Grander grave for Cardinal Newman

After months of wrangling over a 19th century law which forbids the transfer of bodies from grave to church tombs in the UK, the British government has now agreed to allow Cardinal John Henry Newman to be exhumed. Finally, the remains of a great...

After months of wrangling over a 19th century law which forbids the transfer of bodies from grave to church tombs in the UK, the British government has now agreed to allow Cardinal John Henry Newman to be exhumed.

Finally, the remains of a great Victorian Cardinal who will surely become the first English saint for more than a generation are to be removed from a rural cemetery to a grand urban church.

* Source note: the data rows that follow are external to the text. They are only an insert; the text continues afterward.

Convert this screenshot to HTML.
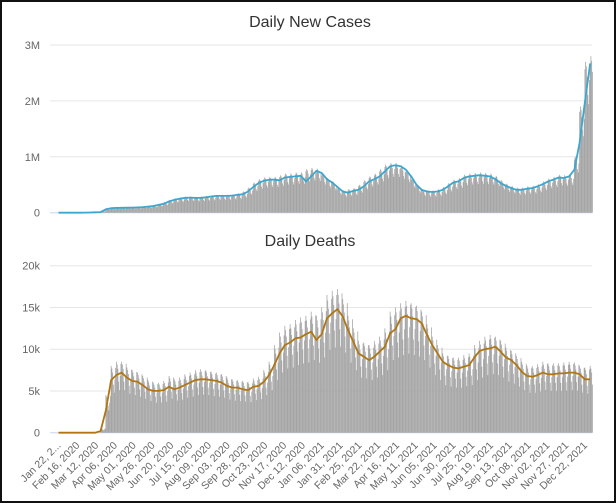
<!DOCTYPE html>
<html><head><meta charset="utf-8"><style>
html,body{margin:0;padding:0;background:#fff;}
#wrap{position:relative;width:612px;height:499px;border:2px solid #111;background:#fff;overflow:hidden;}
svg{position:absolute;left:-2px;top:-2px;}
text{font-family:"Liberation Sans",sans-serif;}
</style></head><body>
<div id="wrap">
<svg id="chart" width="616" height="503"></svg>
</div>
<script>
const dateLabels=["Jan 22, 2...","Feb 16, 2020","Mar 12, 2020","Apr 06, 2020","May 01, 2020","May 26, 2020","Jun 20, 2020","Jul 15, 2020","Aug 09, 2020","Sep 03, 2020","Sep 28, 2020","Oct 23, 2020","Nov 17, 2020","Dec 12, 2020","Jan 06, 2021","Jan 31, 2021","Feb 25, 2021","Mar 22, 2021","Apr 16, 2021","May 11, 2021","Jun 05, 2021","Jun 30, 2021","Jul 25, 2021","Aug 19, 2021","Sep 13, 2021","Oct 08, 2021","Nov 02, 2021","Nov 27, 2021","Dec 22, 2021"];
const casesTicks=[0,1000,2000,3000];
const casesTickLabels=["0","1M","2M","3M"];
const deathTicks=[0,5,10,15,20];
const deathTickLabels=["0","5k","10k","15k","20k"];
// weekly values (thousands), week i starts at day 7*i from Jan 22, 2020
const casesAvg=[0,0,0,0,0,1,3,8,10,60,80,85,88,90,92,95,100,110,120,140,160,200,230,250,265,270,265,265,275,290,300,300,300,305,320,330,380,460,530,570,590,590,580,630,640,650,660,560,650,750,710,600,540,460,380,360,390,410,470,560,600,650,740,830,850,830,770,650,500,410,380,370,380,410,470,540,560,620,650,660,670,660,650,600,530,480,440,410,410,430,440,470,510,560,590,630,620,650,770,1250,1980,2670];
const casesBar=[1,1,2,2,2,3,5,12,30,70,90,95,95,98,100,105,115,125,135,160,190,230,255,270,290,290,285,290,300,310,320,320,320,330,345,380,450,540,600,630,640,640,670,700,700,720,720,780,800,790,700,620,560,450,400,420,440,500,580,650,700,780,860,890,890,840,760,620,500,420,400,400,420,460,530,590,620,680,700,710,720,710,700,660,580,520,480,450,450,470,480,510,560,610,640,680,670,690,1000,1900,2700,2800];
const deathsAvg=[0,0,0,0,0,0,0,0,0.2,2.7,6.3,6.9,7.2,6.6,6.2,6.1,5.7,5.2,5.0,5.0,5.1,5.5,5.2,5.4,5.7,6.0,6.3,6.4,6.4,6.3,6.2,6.0,5.6,5.4,5.4,5.2,5.1,5.5,5.6,6.1,6.9,8.1,9.5,10.5,10.8,11.3,11.4,11.8,12.1,11.1,11.8,13.7,14.3,14.8,13.9,12.3,10.9,9.5,9.1,8.7,9.1,9.7,10.3,11.9,12.4,13.7,14.0,13.7,13.6,13.1,11.7,10.5,9.5,8.5,8.1,7.8,7.7,7.9,8.1,9.0,9.8,10.0,10.1,10.3,9.7,9.0,8.7,8.1,7.3,6.8,6.7,6.9,7.2,7.0,7.0,7.1,7.1,7.2,7.2,7.0,6.4,6.4];
const deathsBar=[0,0,0,0,0,0,0,0,0.5,4.5,8.0,8.5,8.5,7.8,7.5,7.2,6.8,6.3,6.0,6.0,6.2,6.8,6.4,6.6,7.0,7.2,7.5,7.6,7.5,7.3,7.2,7.0,6.6,6.4,6.3,6.2,6.1,6.5,6.7,7.5,8.5,10.5,12.0,12.8,13.0,13.5,13.8,14.0,14.5,14.0,15.0,16.5,17.0,17.2,16.0,14.0,12.5,11.0,10.8,10.5,11.0,11.5,12.5,14.5,15.0,15.5,15.8,15.5,15.2,14.5,13.0,11.5,10.5,9.5,9.2,9.0,9.0,9.3,9.5,10.5,11.0,11.5,11.7,11.5,11.0,10.2,9.8,9.2,8.5,8.0,8.0,8.2,8.5,8.3,8.3,8.3,8.4,8.5,8.4,8.0,7.8,8.0];
// day-of-week reporting pattern (share of weekly peak)
const casesWeekday=[0.95,1.0,0.97,0.9,0.78,0.72,0.88];
const deathsWeekday=[1.0,0.96,0.9,0.72,0.6,0.8,0.97];

const NS="http://www.w3.org/2000/svg";
const svg=document.getElementById('chart');
const X0=58.5,PX=0.752,XEND=592,LEFT=50,TOTALDAYS=710;
function xScale(day){return X0+day*PX;}
function mk(tag,attrs,parent){const e=document.createElementNS(NS,tag);for(const k in attrs)e.setAttribute(k,attrs[k]);(parent||svg).appendChild(e);return e;}

function drawChart(name,title,titleY,y0,yTop,maxV,ticks,tickLabels,bars,wk,avg,color){
  const g=mk('g',{});
  
  
  const yS=v=>y0-(v/maxV)*(y0-yTop);
  const t=mk('text',{x:310,y:titleY,'text-anchor':'middle','font-size':'16',fill:'#333'},g);
  t.textContent=title;
  
  
  ticks.forEach((v,i)=>{
    const y=yS(v);
    const l=mk('line',{x1:LEFT,x2:XEND,y1:y,y2:y,stroke:i==0?'#ccd6eb':'#e6e6e6','stroke-width':1},g);
    
    
    const tx=mk('text',{x:40,y:y+4,'text-anchor':'end','font-size':'11',fill:'#666'},g);
    tx.textContent=tickLabels[i];
    
    
  });
  const bg=mk('g',{fill:'#a4a4a4'},g);
  
  
  for(let d=0;d<=TOTALDAYS;d++){
    const w=Math.min(Math.floor(d/7),bars.length-1);
    const v=bars[w]*wk[d%7];
    const y=yS(v);
    const r=mk('rect',{x:xScale(d)-0.38,y:y,width:0.76,height:Math.max(0,y0-y)},bg);
    
    
  }
  let dstr='';
  avg.forEach((v,i)=>{const day=Math.min(i*7,TOTALDAYS);dstr+=(i?'L':'M')+xScale(day).toFixed(1)+','+yS(v).toFixed(1);});
  const p=mk('path',{d:dstr,fill:'none',stroke:color,'stroke-width':1.8,'stroke-linejoin':'round'},g);
  
  
}
drawChart('daily-new-cases','Daily New Cases',27,212.7,45,3000,casesTicks,casesTickLabels,casesBar,casesWeekday,casesAvg,'#3ba7cf');
drawChart('daily-deaths','Daily Deaths',246,432.7,265.7,20,deathTicks,deathTickLabels,deathsBar,deathsWeekday,deathsAvg,'#b07612');

const xg=mk('g',{});


dateLabels.forEach((lab,i)=>{
  const x=xScale(i*25);
  const t=mk('text',{x:x+3,y:446,'text-anchor':'end','font-size':'10.5',fill:'#666',transform:'rotate(-45 '+(x+3)+' 446)'},xg);
  t.textContent=lab;
  
  
});
</script>
</body></html>
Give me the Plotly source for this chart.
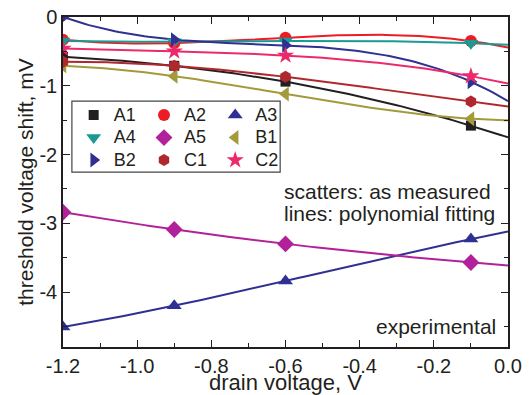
import numpy as np
import plotly.graph_objects as go

# ---- data ----
drain_v = [-1.2, -0.9, -0.6, -0.1]
A1 = [-0.58, -0.71, -0.94, -1.58]
A2 = [-0.33, -0.38, -0.30, -0.35]
A3 = [-4.51, -4.20, -3.84, -3.23]
A4 = [-0.35, -0.36, -0.35, -0.38]
A5 = [-2.84, -3.09, -3.30, -3.57]
B1 = [-0.71, -0.86, -1.12, -1.48]
B2 = [0.00, -0.33, -0.41, -0.94]
C1 = [-0.65, -0.71, -0.87, -1.23]
C2 = [-0.46, -0.50, -0.56, -0.86]

names = ["A1", "A2", "A3", "A4", "A5", "B1", "B2", "C1", "C2"]
series = [A1, A2, A3, A4, A5, B1, B2, C1, C2]

x_tick_vals = [-1.2, -1.0, -0.8, -0.6, -0.4, -0.2, 0.0]
x_tick_text = ["-1.2", "-1.0", "-0.8", "-0.6", "-0.4", "-0.2", "0.0"]
y_tick_vals = [0, -1, -2, -3, -4]
y_tick_text = ["0", "-1", "-2", "-3", "-4"]

# ---- styles ----
colors = {
    "A1": "#231f20", "A2": "#ed1c24", "A3": "#2e3192", "A4": "#1b9a93",
    "A5": "#b2219a", "B1": "#a39a3b", "B2": "#2e3192", "C1": "#b0282e",
    "C2": "#ec2a6b",
}
symbols = {
    "A1": "square", "A2": "circle", "A3": "triangle-up", "A4": "triangle-down",
    "A5": "diamond", "B1": "triangle-left", "B2": "triangle-right",
    "C1": "hexagon", "C2": "star",
}
sizes = {"A1": 10, "A2": 12, "A3": 13, "A4": 13, "A5": 13, "B1": 13,
         "B2": 13, "C1": 12, "C2": 13}
legend_of = {"A1": "legend", "A4": "legend", "B2": "legend",
             "A2": "legend2", "A5": "legend2", "C1": "legend2",
             "A3": "legend3", "B1": "legend3", "C2": "legend3"}

FONT = "Liberation Sans, Arial, sans-serif"
INK = "#231f20"
fig = go.Figure()

xfit = np.linspace(-1.2, 0.0, 121)
for n, s in zip(names, series):
    coef = np.polyfit(drain_v, s, 3)
    fig.add_trace(go.Scatter(x=xfit, y=np.polyval(coef, xfit), mode="lines",
                             line=dict(color=colors[n], width=2),
                             showlegend=False, hoverinfo="skip", cliponaxis=True))

for n, s in zip(names, series):
    fig.add_trace(go.Scatter(x=drain_v, y=s, mode="markers",
                             name='<span style="font-size:18px">%s</span>' % n,
                             marker=dict(symbol=symbols[n], color=colors[n],
                                         size=sizes[n], line=dict(width=0)),
                             legend=legend_of[n], cliponaxis=True))

leg_common = dict(bgcolor="rgba(0,0,0,0)", borderwidth=0,
                  font=dict(family=FONT, size=15, color=INK),
                  orientation="v", xanchor="left", yanchor="top",
                  tracegroupgap=0, itemwidth=30)

# the page body has an 8px margin, so the figure is sized to end at the window edge
fig.update_layout(
    width=523, height=387,
    margin=dict(l=55, r=23, t=9, b=48, autoexpand=False),
    paper_bgcolor="white", plot_bgcolor="white",
    font=dict(family=FONT, size=21, color=INK),
    showlegend=True,
    legend=dict(x=0.024, y=0.752, **leg_common),
    legend2=dict(x=0.182, y=0.752, **leg_common),
    legend3=dict(x=0.342, y=0.752, **leg_common),
    xaxis=dict(range=[-1.2, 0.0], tickvals=x_tick_vals, ticktext=x_tick_text,
               ticks="inside", ticklen=7, tickwidth=1, tickcolor=INK,
               showline=True, linecolor=INK, linewidth=1.5, mirror="ticks",
               showgrid=False, zeroline=False, automargin=True,
               ticklabeloverflow="allow",
               minor=dict(dtick=0.1, tick0=0, ticks="inside", ticklen=4,
                          tickcolor=INK, showgrid=False),
               title=dict(text="drain voltage, V", standoff=3,
                          font=dict(family=FONT, size=22)),
               tickfont=dict(family=FONT, size=20)),
    yaxis=dict(range=[-4.8, 0.0], tickvals=y_tick_vals, ticktext=y_tick_text,
               ticks="inside", ticklen=7, tickwidth=1, tickcolor=INK,
               showline=True, linecolor=INK, linewidth=1.5, mirror="ticks",
               showgrid=False, zeroline=False, automargin=True,
               ticklabeloverflow="allow",
               minor=dict(dtick=0.5, tick0=0, ticks="inside", ticklen=4,
                          tickcolor=INK, showgrid=False),
               title=dict(text="threshold voltage shift, mV", standoff=0,
                          font=dict(family=FONT, size=21)),
               tickfont=dict(family=FONT, size=20)),
    shapes=[dict(type="rect", xref="paper", yref="paper",
                 x0=0.020, x1=0.488, y0=0.530, y1=0.745,
                 line=dict(color="#444444", width=1.2), fillcolor="rgba(0,0,0,0)")],
    annotations=[
        dict(xref="paper", yref="paper", x=0.492, y=0.470, xanchor="left",
             yanchor="middle", showarrow=False, align="left",
             text="scatters: as measured", font=dict(family=FONT, size=21)),
        dict(xref="paper", yref="paper", x=0.492, y=0.406, xanchor="left",
             yanchor="middle", showarrow=False, align="left",
             text="lines: polynomial fitting", font=dict(family=FONT, size=21)),
        dict(xref="paper", yref="paper", x=0.978, y=0.061, xanchor="right",
             yanchor="middle", showarrow=False,
             text="experimental", font=dict(family=FONT, size=21)),
    ],
)

fig.write_html("out.html")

Pope Benedict XVI has long been admirer of the learned Cardinal's 'theology of conscience' - a formed and informed conscience.

John Henry Newman was born in London in 1801 into a Church of England family and was ordained into the Anglican Church at 23.

He later converted to Catholicism when he was 44 after a succession of clashes with Anglican bishops. He settled in Birmingham, where he founded the first English Oratory and worked without respite with the poor. Historians say he also made 56 crossings to and from Ireland in seven years to establish what is known as University College, Dublin.

The date of Cardinal Newman's exhumation is still a secret, but it will take place before his beatification. An application for his exhumation was made in April, at the request of the Vatican's Congregation for the Causes of Sainthood. Ministers agreed to this request after a meeting of Church and government officials in July.

Peter Jennings, who led the negotiation on behalf of the Archdiocese of Birmingham, said recently: "The Ministry of Justice has recognised the importance of Cardinal John Henry Newman as a national figure and a figure of great importance to the country, the Church and to dialogue between faiths".